The same structures exist in business law. Take, for example, the kinds of legal forms through which businesses can incorporate. In the United States, for example, there are sole proprietorships, limited liability companies (LLCs), C-corps, and S-corps; under tax-exempt organizations, section 501(c)(3) provides details on those operating “exclusively for exempt purposes,” which include charitable, religious, scientific and many others. Some states go further in encoding the social enterprise model in law, describing a low-profit limited liability company, or L3C, which is a for-profit that furthers the accomplishment of certain charitable activities (and does not have certain income-producing or property-appreciating purposes). L3Cs have come to be encoded in the laws of over 8 states in the US with over 2,300 corporations registered as of 2022.
It is no coincidence that the most prominent form of corporate altruism in the United States has to do with achieving recognition or status as a “social enterprise,” and that we’ve seen an explosion of accreditation bodies, social enterprise cooperation organizations, and social good metrics as the private market has responded. Take, for example, the Social Enterprise Alliance (a membership organization for social enterprises in the US) or B Lab (which creates the Benefit Corp certification, widely known today for accrediting corporations for meeting high social and environmental standards. Also noteworthy is Ashoka’s funding and sponsoring social entrepreneurs to pursue their social innovation ventures in the US and around the world, and the Better Business Bureau’s encouragement for business to self-regulate in the creation of an “ethical marketplace.”

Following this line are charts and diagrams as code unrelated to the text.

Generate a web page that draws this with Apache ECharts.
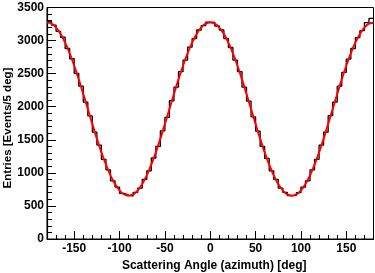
<!DOCTYPE html>
<html><head><meta charset="utf-8">
<script src="https://cdn.jsdelivr.net/npm/echarts@6/dist/echarts.min.js"></script>
<style>html,body{margin:0;padding:0;background:#fff}#c{width:375px;height:273px}</style>
</head><body><div id="c"></div>
<script>
// Histogram: 72 bins of 5 deg from -180 to 180 (left edges)
const binEdges = [];
for (let e = -180; e < 180; e += 5) binEdges.push(e);
const binCounts = [
  3285, 3235, 3140, 3050, 2880, 2725, 2505, 2310, 2070, 1860, 1615, 1420, 1205, 1045, 880, 785, 690, 665,
  650, 705, 770, 900, 1030, 1225, 1400, 1635, 1840, 2090, 2295, 2530, 2705, 2900, 3030, 3160, 3225, 3280,
  3275, 3220, 3160, 3030, 2895, 2705, 2530, 2295, 2085, 1845, 1630, 1400, 1220, 1030, 900, 770, 705, 655,
  660, 700, 785, 880, 1045, 1205, 1420, 1615, 1865, 2070, 2310, 2520, 2720, 2880, 3045, 3150, 3270, 3335
];
// Fit curve sampled every 5 deg from -180 to 180
const fitX = [];
for (let e = -180; e <= 180; e += 5) fitX.push(e);
const fitY = [
  3275, 3255, 3196, 3100, 2968, 2807, 2620, 2413, 2192, 1965, 1738, 1517, 1310, 1123, 962, 831, 734, 675, 655,
  675, 734, 831, 962, 1123, 1310, 1517, 1738, 1965, 2192, 2413, 2620, 2807, 2968, 3100, 3196, 3255, 3275,
  3255, 3196, 3100, 2968, 2807, 2620, 2413, 2192, 1965, 1738, 1517, 1310, 1123, 962, 831, 734, 675, 655,
  675, 734, 831, 962, 1123, 1310, 1517, 1738, 1965, 2192, 2413, 2620, 2807, 2968, 3100, 3196, 3255, 3270
];
const xMajorTicks = [-150, -100, -50, 0, 50, 100, 150];
const xTitle = 'Scattering Angle (azimuth) [deg]';
const yTitle = 'Entries [Events/5 deg]';

const histData = binEdges.map((e, i) => [e, binCounts[i]]);
histData.push([180, binCounts[binCounts.length - 1]]);
const fitData = fitX.map((x, i) => [x, fitY[i]]);

const font = 'Liberation Sans, Arial, sans-serif';
const chart = echarts.init(document.getElementById('c'), null, {renderer: 'canvas'});
chart.setOption({
  animation: false,
  grid: {left: 47, right: 1.5, top: 7.5, bottom: 34, show: true, borderColor: '#000', borderWidth: 1,
         containLabel: false, outerBoundsMode: 'none'},
  graphic: [{
    type: 'text', x: 8, y: 128, rotation: Math.PI / 2,
    style: {text: yTitle, fill: '#000', font: 'bold 11.5px ' + font, align: 'center', verticalAlign: 'middle'}
  }],
  xAxis: [{
    type: 'value', min: -180, max: 180,
    axisLine: {show: true, onZero: false, lineStyle: {color: '#000', width: 1.2}},
    axisTick: {show: true, inside: true, length: 8, customValues: xMajorTicks, lineStyle: {color: '#000', width: 1}},
    axisLabel: {show: true, customValues: xMajorTicks, color: '#000', fontFamily: font, fontWeight: 'bold', fontSize: 12, margin: 4,
                formatter: v => String(v)},
    splitLine: {show: false},
    name: xTitle, nameLocation: 'middle', nameGap: 20,
    nameTextStyle: {color: '#000', fontFamily: font, fontWeight: 'bold', fontSize: 12, padding: [0, 0, 0, 8]}
  }, {
    type: 'value', min: -180, max: 180, interval: 10, position: 'bottom',
    axisLine: {show: false, onZero: false},
    axisTick: {show: true, inside: true, length: 4, lineStyle: {color: '#000', width: 1}},
    axisLabel: {show: false}, splitLine: {show: false}
  }],
  yAxis: {
    type: 'value', min: 0, max: 3500, interval: 500,
    axisLine: {show: true, onZero: false, lineStyle: {color: '#000', width: 1.2}},
    axisTick: {show: true, inside: true, length: 9, lineStyle: {color: '#000', width: 1}},
    minorTick: {show: true, splitNumber: 5, length: 5, lineStyle: {color: '#000', width: 1}},
    axisLabel: {color: '#000', fontFamily: font, fontWeight: 'bold', fontSize: 12, margin: 3, formatter: v => String(v)},
    splitLine: {show: false}
  },
  series: [{
    type: 'line', xAxisIndex: 0, data: histData, step: 'end', symbol: 'none',
    lineStyle: {color: '#000', width: 1.3}, z: 2
  }, {
    type: 'line', xAxisIndex: 0, data: fitData, smooth: true, symbol: 'none',
    lineStyle: {color: '#ff0000', width: 2}, z: 3
  }]
});
</script></body></html>
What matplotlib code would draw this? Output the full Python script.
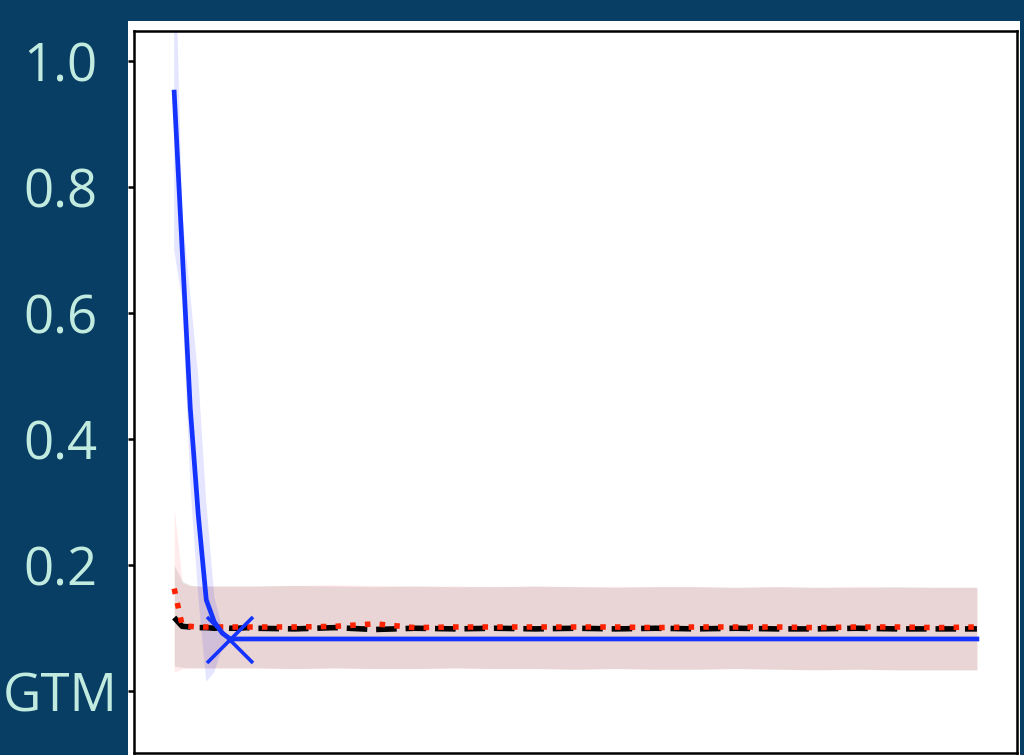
import matplotlib.pyplot as plt
from matplotlib.patches import Rectangle

# training steps (dense at the start, sparse once things settle)
steps = [0, 1, 2, 3, 4, 5, 6, 7, 8, 9, 10,
         15, 20, 25, 30, 35, 40, 45, 50, 55, 60, 65, 70, 75, 80, 85, 90, 95, 100]

# blue run: mean and spread
blue_mean = [0.951, 0.70, 0.45, 0.28, 0.145, 0.11, 0.092, 0.083, 0.083, 0.083, 0.083,
             0.083, 0.083, 0.083, 0.083, 0.083, 0.083, 0.083, 0.083, 0.083, 0.083,
             0.083, 0.083, 0.083, 0.083, 0.083, 0.083, 0.083, 0.083]
blue_hi = [1.25, 0.76, 0.63, 0.50, 0.30, 0.15, 0.10, 0.083, 0.083, 0.083, 0.083,
           0.083, 0.083, 0.083, 0.083, 0.083, 0.083, 0.083, 0.083, 0.083, 0.083,
           0.083, 0.083, 0.083, 0.083, 0.083, 0.083, 0.083, 0.083]
blue_lo = [0.70, 0.62, 0.33, 0.15, 0.015, 0.03, 0.07, 0.083, 0.083, 0.083, 0.083,
           0.083, 0.083, 0.083, 0.083, 0.083, 0.083, 0.083, 0.083, 0.083, 0.083,
           0.083, 0.083, 0.083, 0.083, 0.083, 0.083, 0.083, 0.083]

# black dashed run
black_mean = [0.117, 0.103, 0.102, 0.101, 0.101, 0.100, 0.101, 0.100, 0.100, 0.101, 0.100,
              0.099, 0.101, 0.098, 0.100, 0.099, 0.100, 0.099, 0.100, 0.099, 0.100,
              0.099, 0.100, 0.099, 0.099, 0.100, 0.099, 0.099, 0.099]
black_hi = [0.20, 0.175, 0.168, 0.167, 0.167, 0.167, 0.167, 0.167, 0.167, 0.167, 0.167,
            0.168, 0.167, 0.166, 0.167, 0.166, 0.166, 0.167, 0.166, 0.165, 0.166,
            0.166, 0.165, 0.166, 0.165, 0.165, 0.166, 0.165, 0.165]
black_lo = [0.040, 0.038, 0.037, 0.037, 0.037, 0.037, 0.037, 0.037, 0.037, 0.037, 0.037,
            0.036, 0.037, 0.036, 0.036, 0.037, 0.036, 0.036, 0.035, 0.036, 0.035,
            0.035, 0.036, 0.035, 0.034, 0.035, 0.034, 0.034, 0.034]

# red dotted run
red_mean = [0.163, 0.104, 0.103, 0.102, 0.102, 0.102, 0.102, 0.102, 0.102, 0.102, 0.102,
            0.102, 0.103, 0.107, 0.101, 0.102, 0.102, 0.102, 0.102, 0.102, 0.101,
            0.102, 0.102, 0.102, 0.101, 0.102, 0.102, 0.101, 0.102]
red_hi = [0.29, 0.172, 0.168, 0.167, 0.167, 0.167, 0.167, 0.167, 0.167, 0.167, 0.167,
          0.168, 0.169, 0.168, 0.167, 0.167, 0.166, 0.167, 0.166, 0.166, 0.166,
          0.166, 0.165, 0.166, 0.165, 0.166, 0.165, 0.165, 0.165]
red_lo = [0.030, 0.036, 0.037, 0.037, 0.037, 0.037, 0.037, 0.037, 0.037, 0.037, 0.037,
          0.036, 0.037, 0.036, 0.036, 0.037, 0.036, 0.036, 0.035, 0.036, 0.035,
          0.035, 0.036, 0.035, 0.034, 0.035, 0.034, 0.034, 0.034]

# best point of the blue run
best_step = [7]
best_loss = [0.082]

ytick_vals = [0.0, 0.2, 0.4, 0.6, 0.8, 1.0]
ytick_labels = ['GTM', '0.2', '0.4', '0.6', '0.8', '1.0']

navy = '#083d64'
mint = '#c2ebe0'
blue = '#1433ff'
red = '#ff2200'

fig = plt.figure(figsize=(10.24, 7.55), dpi=100, facecolor=navy)
# white card behind the plot area
fig.patches.append(Rectangle((0.125, 0.0), 0.871, 0.9722, transform=fig.transFigure,
                             facecolor='white', edgecolor='none', zorder=-10))
ax = fig.add_axes([0.1309, 0.00265, 0.8623, 0.9563])
ax.set_zorder(1)

ax.fill_between(steps, black_lo, black_hi, color='black', alpha=0.09, linewidth=0)
ax.fill_between(steps, red_lo, red_hi, color='red', alpha=0.08, linewidth=0)
ax.fill_between(steps, blue_lo, blue_hi, color='blue', alpha=0.1, linewidth=0)

ax.plot(steps, black_mean, color='black', linestyle='--', linewidth=4)
ax.plot(steps, red_mean, color=red, linestyle=':', linewidth=4)
ax.plot(steps, blue_mean, color=blue, linewidth=3.4)
ax.plot(best_step, best_loss, linestyle='none', marker='x', color=blue,
        markersize=33, markeredgewidth=2.6)

ax.set_xlim(-5, 105)
ax.set_ylim(-0.098, 1.048)
ax.set_xticks([])
ax.set_yticks(ytick_vals)
ax.set_yticklabels(ytick_labels, fontfamily='Open Sans')
ax.tick_params(axis='y', length=4.3, width=1.8, pad=49, labelsize=38, labelcolor=mint)
for lbl in ax.get_yticklabels():
    lbl.set_horizontalalignment('center')
for s in ax.spines.values():
    s.set_linewidth(1.8)

fig.savefig('out.png', dpi=100, facecolor=navy)
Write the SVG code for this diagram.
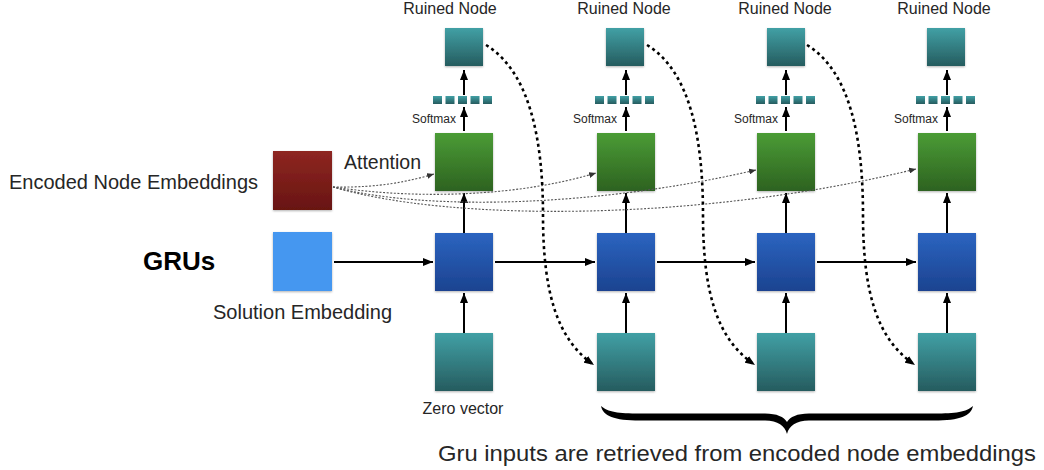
<svg xmlns="http://www.w3.org/2000/svg" width="1044" height="470" viewBox="0 0 1044 470">
<style>
text{font-family:"Liberation Sans",Arial,sans-serif;fill:#262626}
.sm{font-size:12px}
.rn{font-size:16px}
.lb{font-size:20px}
.solid{stroke:#000;stroke-width:2;fill:none}
.dot{stroke:#000;stroke-width:2.6;fill:none;stroke-dasharray:3 3.4}
.att{stroke:#555;stroke-width:1.1;fill:none;stroke-dasharray:2 1.6}
.b{filter:url(#sh)}
</style>
<defs>
<linearGradient id="gG" x1="0" y1="0" x2="0" y2="1"><stop offset="0" stop-color="#4b9c36"/><stop offset="1" stop-color="#2d6220"/></linearGradient>
<linearGradient id="gB" x1="0" y1="0" x2="0" y2="1"><stop offset="0" stop-color="#2b64c0"/><stop offset="1" stop-color="#1c4390"/></linearGradient>
<linearGradient id="gT" x1="0" y1="0" x2="0" y2="1"><stop offset="0" stop-color="#41a0a5"/><stop offset="1" stop-color="#265c5f"/></linearGradient>
<linearGradient id="gR" x1="0" y1="0" x2="0" y2="1"><stop offset="0" stop-color="#8e2622"/><stop offset="1" stop-color="#681511"/></linearGradient>
<filter id="sh" x="-20%" y="-20%" width="140%" height="140%"><feDropShadow dx="0" dy="1" stdDeviation="1.2" flood-color="#000" flood-opacity="0.3"/></filter>
<marker id="ah" viewBox="0 0 10 8" refX="10" refY="4" markerWidth="10" markerHeight="8" markerUnits="userSpaceOnUse" orient="auto"><path d="M0,0L10,4L0,8z" fill="#000"/></marker>
<marker id="ahs" viewBox="0 0 7 6" refX="7" refY="3" markerWidth="7" markerHeight="6" markerUnits="userSpaceOnUse" orient="auto"><path d="M0,0L7,3L0,6z" fill="#333"/></marker>
</defs>

<g id="label-encoded"><text class="lb" x="9" y="189">Encoded Node Embeddings</text></g>
<g id="label-grus"><text x="143" y="270" style="font-size:26px;font-weight:bold;fill:#000">GRUs</text></g>
<g id="label-solution"><text class="lb" x="213" y="319">Solution Embedding</text></g>
<g id="label-attention"><text x="344" y="169" style="font-size:19.5px">Attention</text></g>

<g id="encoded-node"><rect class="b" x="273" y="151" width="59" height="59" fill="url(#gR)"/></g>
<g id="solution-node"><rect class="b" x="273" y="232" width="59" height="59" fill="#4597f0"/></g>

<g id="col1">
<text class="rn" x="450" y="14" text-anchor="middle">Ruined Node</text>
<rect class="b" x="445" y="28" width="38" height="38" fill="url(#gT)"/>
<g fill="url(#gT)"><rect x="433" y="96" width="9" height="8"/><rect x="445.5" y="96" width="9" height="8"/><rect x="458" y="96" width="9" height="8"/><rect x="470.5" y="96" width="9" height="8"/><rect x="483" y="96" width="9" height="8"/></g>
<text class="sm" x="456" y="123" text-anchor="end">Softmax</text>
<rect class="b" x="435" y="133" width="58" height="58" fill="url(#gG)"/>
<rect class="b" x="435" y="233" width="58" height="58" fill="url(#gB)"/>
<rect class="b" x="435" y="333" width="58" height="58" fill="url(#gT)"/>
<text x="463" y="414" text-anchor="middle" style="font-size:16px">Zero vector</text>
</g>

<g id="col2">
<text class="rn" x="624" y="14" text-anchor="middle">Ruined Node</text>
<rect class="b" x="606" y="28" width="38" height="38" fill="url(#gT)"/>
<g fill="url(#gT)"><rect x="595" y="96" width="9" height="8"/><rect x="607.5" y="96" width="9" height="8"/><rect x="620" y="96" width="9" height="8"/><rect x="632.5" y="96" width="9" height="8"/><rect x="645" y="96" width="9" height="8"/></g>
<text class="sm" x="617" y="123" text-anchor="end">Softmax</text>
<rect class="b" x="597" y="133" width="58" height="58" fill="url(#gG)"/>
<rect class="b" x="597" y="233" width="58" height="58" fill="url(#gB)"/>
<rect class="b" x="597" y="333" width="58" height="58" fill="url(#gT)"/>
</g>

<g id="col3">
<text class="rn" x="785" y="14" text-anchor="middle">Ruined Node</text>
<rect class="b" x="767" y="28" width="38" height="38" fill="url(#gT)"/>
<g fill="url(#gT)"><rect x="756" y="96" width="9" height="8"/><rect x="768.5" y="96" width="9" height="8"/><rect x="781" y="96" width="9" height="8"/><rect x="793.5" y="96" width="9" height="8"/><rect x="806" y="96" width="9" height="8"/></g>
<text class="sm" x="778" y="123" text-anchor="end">Softmax</text>
<rect class="b" x="757" y="133" width="58" height="58" fill="url(#gG)"/>
<rect class="b" x="757" y="233" width="58" height="58" fill="url(#gB)"/>
<rect class="b" x="757" y="333" width="58" height="58" fill="url(#gT)"/>
</g>

<g id="col4">
<text class="rn" x="944" y="14" text-anchor="middle">Ruined Node</text>
<rect class="b" x="927" y="28" width="38" height="38" fill="url(#gT)"/>
<g fill="url(#gT)"><rect x="916" y="96" width="9" height="8"/><rect x="928.5" y="96" width="9" height="8"/><rect x="941" y="96" width="9" height="8"/><rect x="953.5" y="96" width="9" height="8"/><rect x="966" y="96" width="9" height="8"/></g>
<text class="sm" x="938" y="123" text-anchor="end">Softmax</text>
<rect class="b" x="918" y="133" width="58" height="58" fill="url(#gG)"/>
<rect class="b" x="918" y="233" width="58" height="58" fill="url(#gB)"/>
<rect class="b" x="918" y="333" width="58" height="58" fill="url(#gT)"/>
</g>

<g id="connectors">
<g class="solid" marker-end="url(#ah)">
<path d="M334,262H433"/><path d="M495,262H595"/><path d="M657,262H755"/><path d="M817,262H916"/>
<path d="M464,333V293"/><path d="M626,333V293"/><path d="M786,333V293"/><path d="M947,333V293"/>
<path d="M464,233V193"/><path d="M626,233V193"/><path d="M786,233V193"/><path d="M947,233V193"/>
<path d="M464,131V107"/><path d="M626,131V107"/><path d="M786,131V107"/><path d="M947,131V107"/>
<path d="M464,95V70"/><path d="M626,95V70"/><path d="M786,95V70"/><path d="M947,95V70"/>
</g>
<g class="att" marker-end="url(#ahs)">
<path d="M333,187C380,188 410,181 434,174"/>
<path d="M333,187C420,200 520,196 596,173"/>
<path d="M333,187C430,212 600,206 756,170"/>
<path d="M333,187C450,222 700,222 916,169"/>
</g>
<g class="dot" marker-end="url(#ah)">
<path d="M486,45C530,72 543,140 543,215C543,295 558,340 594,365"/>
<path d="M647,45C691,72 703,140 703,215C703,295 718,340 755,365"/>
<path d="M807,45C851,72 863,140 863,215C863,295 878,340 915,365"/>
</g>
</g>

<g id="brace">
<path d="M601,406C603,416 614,420.5 640,420.5L765,420.5C778,420.5 785,426 787,434C789,426 796,420.5 809,420.5L934,420.5C960,420.5 971,416 973,406C966,412 956,413.5 934,413.5L809,413.5C797,413.5 790,417 787,422C784,417 777,413.5 765,413.5L640,413.5C618,413.5 608,412 601,406Z" fill="#000"/>
<text x="438" y="461" textLength="598" lengthAdjust="spacingAndGlyphs" style="font-size:22px">Gru inputs are retrieved from encoded node embeddings</text>
</g>
</svg>
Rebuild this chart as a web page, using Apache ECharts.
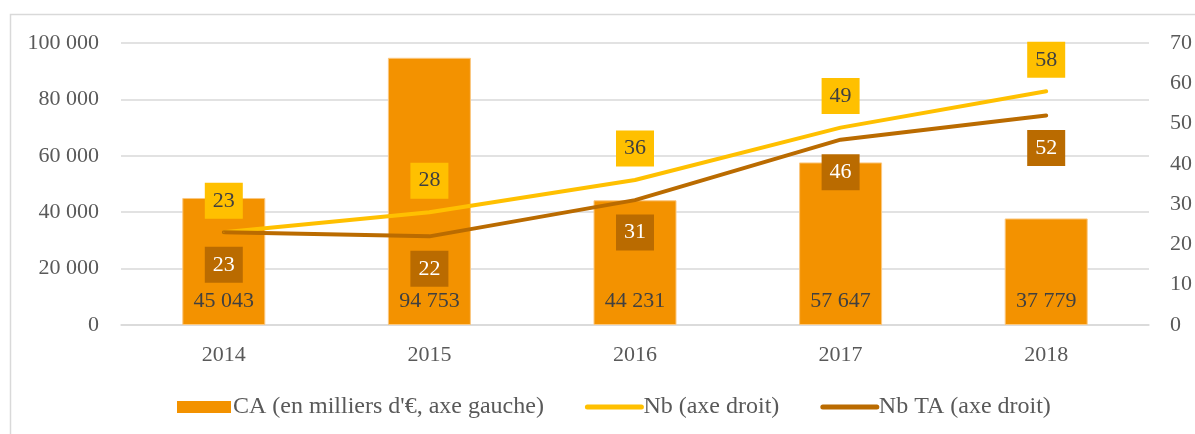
<!DOCTYPE html>
<html>
<head>
<meta charset="utf-8">
<style>
  html, body { margin: 0; padding: 0; background: #fff; }
  #chart { width: 1195px; height: 434px; }
</style>
<script src="https://cdn.jsdelivr.net/npm/echarts@6/dist/echarts.min.js"></script>
</head>
<body>
<div id="chart"></div>
<script>
// Years on the category axis
const years = ['2014', '2015', '2016', '2017', '2018'];
// Turnover in thousands of euros (left axis)
const caValues = [45043, 94753, 44231, 57647, 37779];
// Counts (right axis)
const nbValues = [23, 28, 36, 49, 58];
const nbTaValues = [23, 22, 31, 46, 52];

const seriesNames = ['CA (en milliers d\'€, axe gauche)', 'Nb (axe droit)', 'Nb TA (axe droit)'];

const FONT = '"Liberation Serif", "DejaVu Serif", serif';
const FS = 22;
const ORANGE = '#F39200';
const YELLOW = '#FFC000';
const BROWN = '#BA6B00';
const GRID = '#D9D9D9';
const TEXT = '#595959';

// Thousands separated by a space, e.g. 45 043
function spaced(v) {
  return String(v).replace(/\B(?=(\d{3})+(?!\d))/g, ' ');
}

const chart = echarts.init(document.getElementById('chart'), null, { renderer: 'canvas' });

chart.setOption({
  animation: false,
  textStyle: { fontFamily: FONT },
  graphic: [{
    type: 'rect',
    left: 8, top: 12,
    shape: { width: 1200, height: 440 },
    style: { fill: 'none', stroke: GRID, lineWidth: 1.5 },
    silent: true,
    z: -1
  }],
  grid: { left: 121, right: 42, top: 43, bottom: 109 },
  legend: {
    top: 390,
    left: 172,
    itemWidth: 54,
    itemHeight: 12,
    itemGap: 41,
    textStyle: { fontFamily: FONT, fontSize: 24, color: TEXT, padding: [0, 0, 0, -3] },
    data: [
      { name: seriesNames[0], icon: 'rect', itemStyle: { borderWidth: 0 } },
      { name: seriesNames[1], itemStyle: { opacity: 0 }, lineStyle: { width: 5, cap: 'round' } },
      { name: seriesNames[2], itemStyle: { opacity: 0 }, lineStyle: { width: 5, cap: 'round' } }
    ]
  },
  xAxis: {
    type: 'category',
    data: years,
    axisTick: { show: false },
    axisLine: { lineStyle: { color: GRID, width: 1.5 } },
    axisLabel: { color: TEXT, fontFamily: FONT, fontSize: FS, margin: 19 }
  },
  yAxis: [{
    type: 'value',
    min: 0, max: 100000, interval: 20000,
    axisLabel: { color: TEXT, fontFamily: FONT, fontSize: FS, margin: 22, formatter: spaced },
    splitLine: { lineStyle: { color: GRID, width: 1.5 } },
    axisLine: { show: false },
    axisTick: { show: false }
  }, {
    type: 'value',
    min: 0, max: 70, interval: 10,
    position: 'right',
    axisLabel: { color: TEXT, fontFamily: FONT, fontSize: FS, margin: 21 },
    splitLine: { show: false },
    axisLine: { show: false },
    axisTick: { show: false }
  }],
  series: [{
    name: seriesNames[0],
    type: 'bar',
    yAxisIndex: 0,
    data: caValues,
    barWidth: 83,
    itemStyle: { color: ORANGE, borderColor: '#FBC880', borderWidth: 1 },
    label: {
      show: true,
      position: 'insideBottom',
      distance: 13,
      color: '#404040',
      fontFamily: FONT,
      fontSize: FS,
      formatter: p => spaced(p.value)
    }
  }, {
    name: seriesNames[1],
    type: 'line',
    yAxisIndex: 1,
    data: nbValues,
    symbol: 'circle',
    symbolSize: 1,
    itemStyle: { color: YELLOW },
    lineStyle: { color: YELLOW, width: 4, cap: 'round' },
    label: {
      show: true,
      position: 'top',
      distance: 13,
      color: '#404040',
      backgroundColor: YELLOW,
      fontFamily: FONT,
      fontSize: FS,
      lineHeight: 22,
      padding: [7, 8, 7, 8]
    },
    z: 3
  }, {
    name: seriesNames[2],
    type: 'line',
    yAxisIndex: 1,
    data: nbTaValues,
    symbol: 'circle',
    symbolSize: 1,
    itemStyle: { color: BROWN },
    lineStyle: { color: BROWN, width: 4, cap: 'round' },
    label: {
      show: true,
      position: 'bottom',
      distance: 14,
      color: '#FFFFFF',
      backgroundColor: BROWN,
      fontFamily: FONT,
      fontSize: FS,
      lineHeight: 22,
      padding: [7, 8, 7, 8]
    },
    z: 3
  }]
});
</script>
</body>
</html>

501(c)(3) tax status and B-Lab Accreditation are entirely distinct things, but the corporate social good movement and the structure of legal identity are deeply intertwined, and the explosion of accreditation bodies in the United States indicates a clear demand within the private sector to receive recognition that one’s organization is social and altruistic. In the world’s most capitalistic economy, there is a desire to blend profit with purpose, and the structures encoded in law have shaped how this desire manifests. In this sense, the existence of legal forms like L3Cs and the tax-exempt status of certain organizations not only provide a framework for social enterprises to operate but create a market response that values accreditation and recognition of social good.
This interplay between legal structures and market behavior illustrates that the way laws define and enable corporate identities can guide industries toward a particular ethos. Beyond imposing obligations or incentives, it’s about creating structures that define a landscape embedding social good as part of business strategy, intertwining economic benefit with social benefit so that profit and purpose no longer contest but complement.
Standards, Signals, Structures
Let’s get creative with how we design policies and not think in rigid binaries. The true target of our policies is not just the corporations’ actual actions, but also the underlying mindsets that drive their actions. The power of a law comes not just from its ability to forcefully coerce, but also in its normative power to indicate a gold standard to strive to, or to manipulate the structures that quietly shape business landscapes in the background, or as a signal of government priorities, implicitly placing emphasis on a direction they want to start heading towards. These subtler, psychological powers are a powerful tool in a legislator’s arsenal.